Somut olayda uyuşmazlık, Sağlık Bakanlığına ait Aile Sağlığı Merkezinde, 5258 sayılı Kanun 3/2 maddesi uyarınca aile sağlığı elemanı olarak görev yapmakta olan davacıya, T. Sağlık İşçileri Sendikası üyesi olması nedeniyle, Toplu İş Sözleşmesi kapsamında, ödenme yapılması istemi ile davalı Sağlık Bakanlığına ve Diyarbakır İl Sağlık Müdürlüğüne yapılan başvuruların zımnen reddine ilişkin işlemleri ve Toplu İş Sözleşmesinden kaynaklanan alacakların faiziyle ödenmesi isteminden doğmuştur.
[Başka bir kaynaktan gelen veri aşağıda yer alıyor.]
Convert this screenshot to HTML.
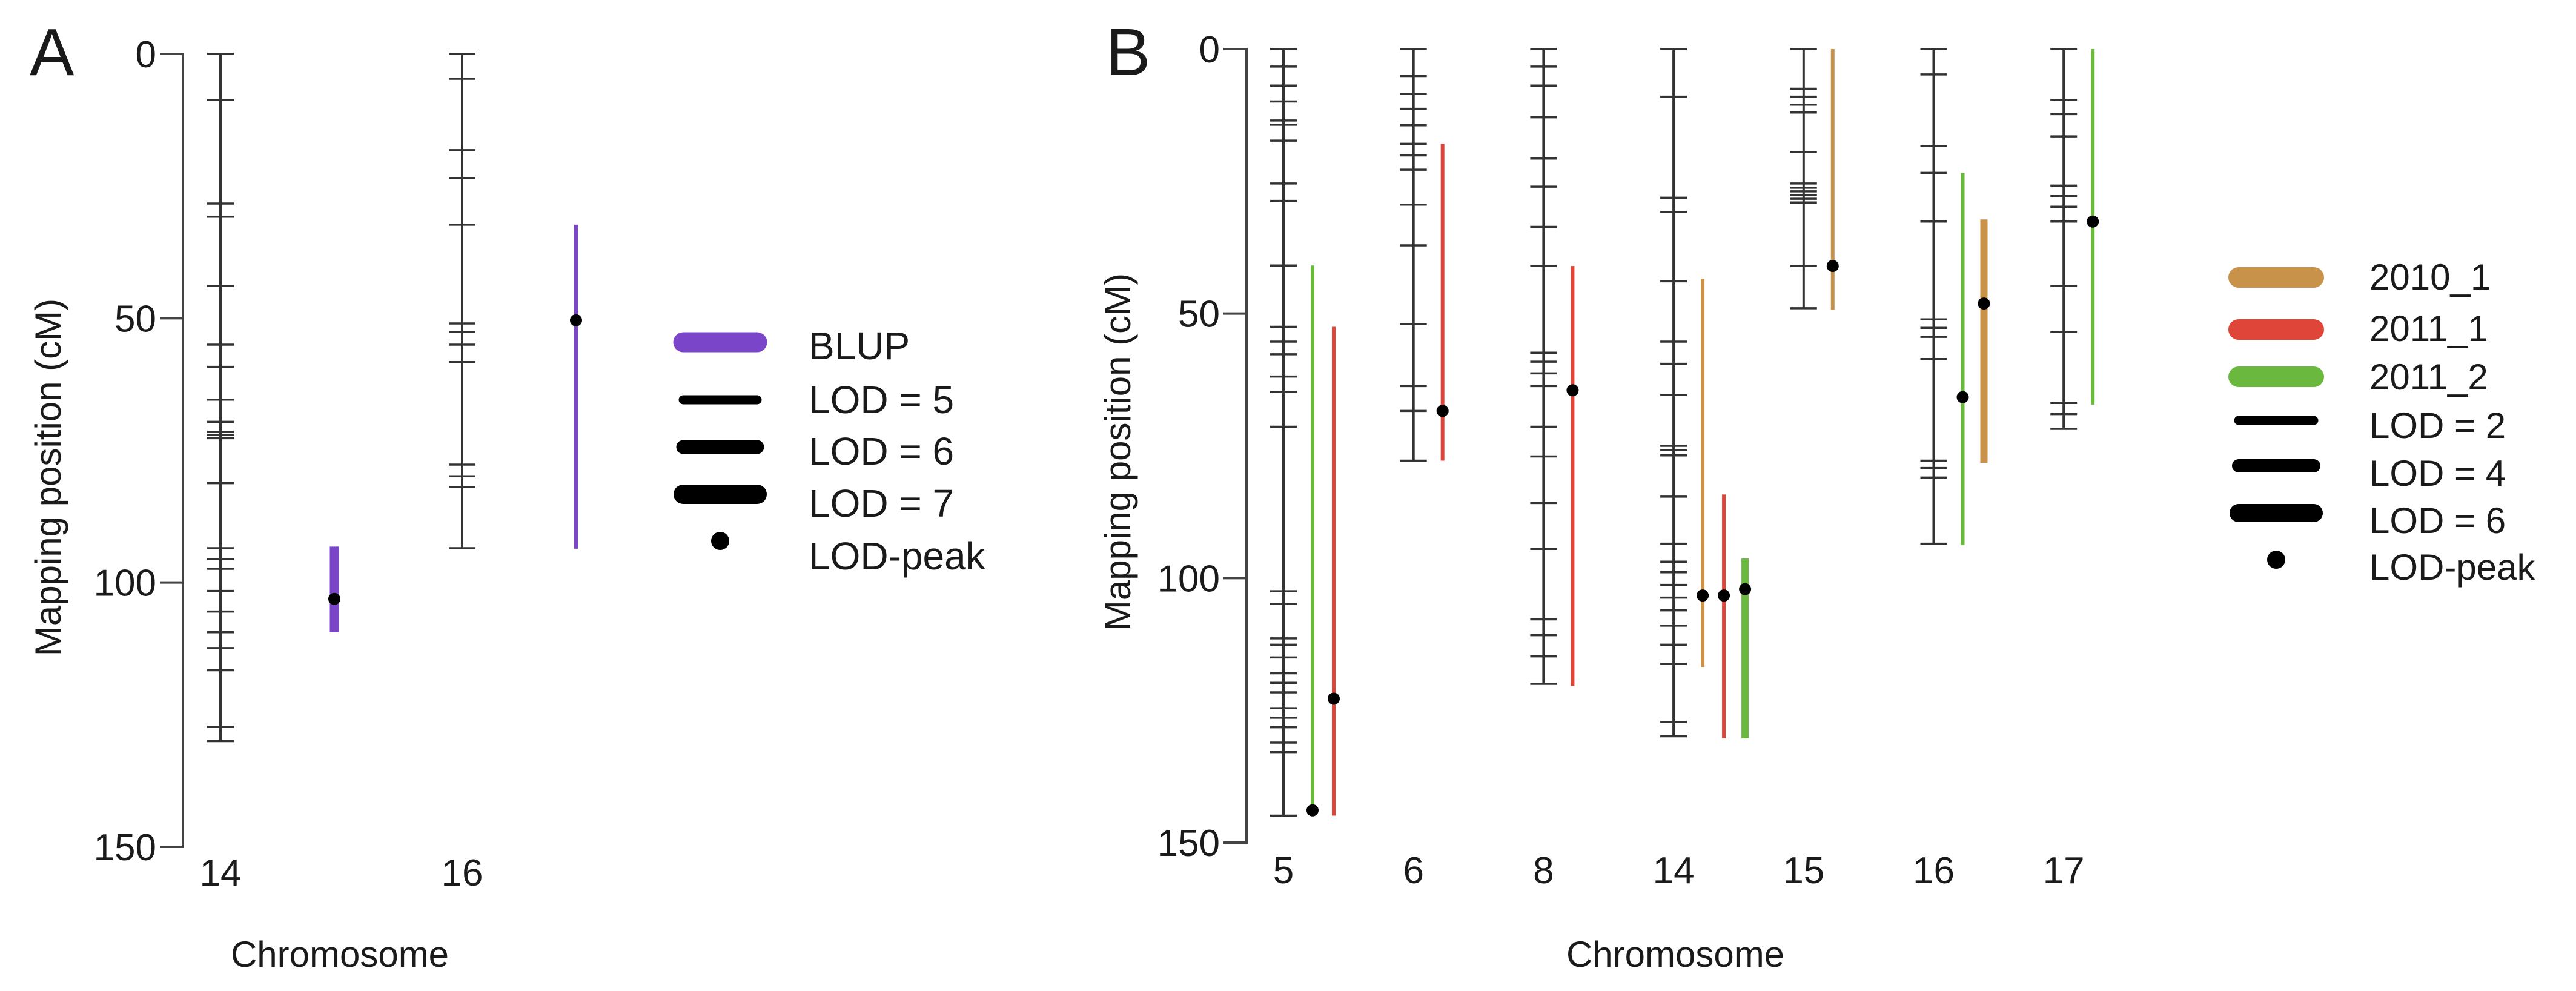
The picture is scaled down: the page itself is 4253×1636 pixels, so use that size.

Aile sağlığı elemanı olarak görev yapan davacının, davalı Sağlık Bakanlığının sözleşmeli personel olması nedeniyle görevlendirilmesinin, iş sözleşmesi, bir başka anlatımla işçi-işveren ilişkisi olarak nitelenemeyeceği gibi davanın konusunu oluşturan, davalı idarenin (idare tarafından tek yanlı ve kamu gücüne dayalı) zımni ret işleminin hukuki denetiminin yapılmasının, 2577 sayılı Kanun’un 2. maddesi kapsamında idari yargının görevi olduğu görülmektedir.

Bu durumda, davanın görüm ve çözümünde, dari yargının görevli olduğu sonucuna varıldığından, davanın çözümünde adli yargı yerinin görevli olduğu yolunda verilen karara katılmıyorum.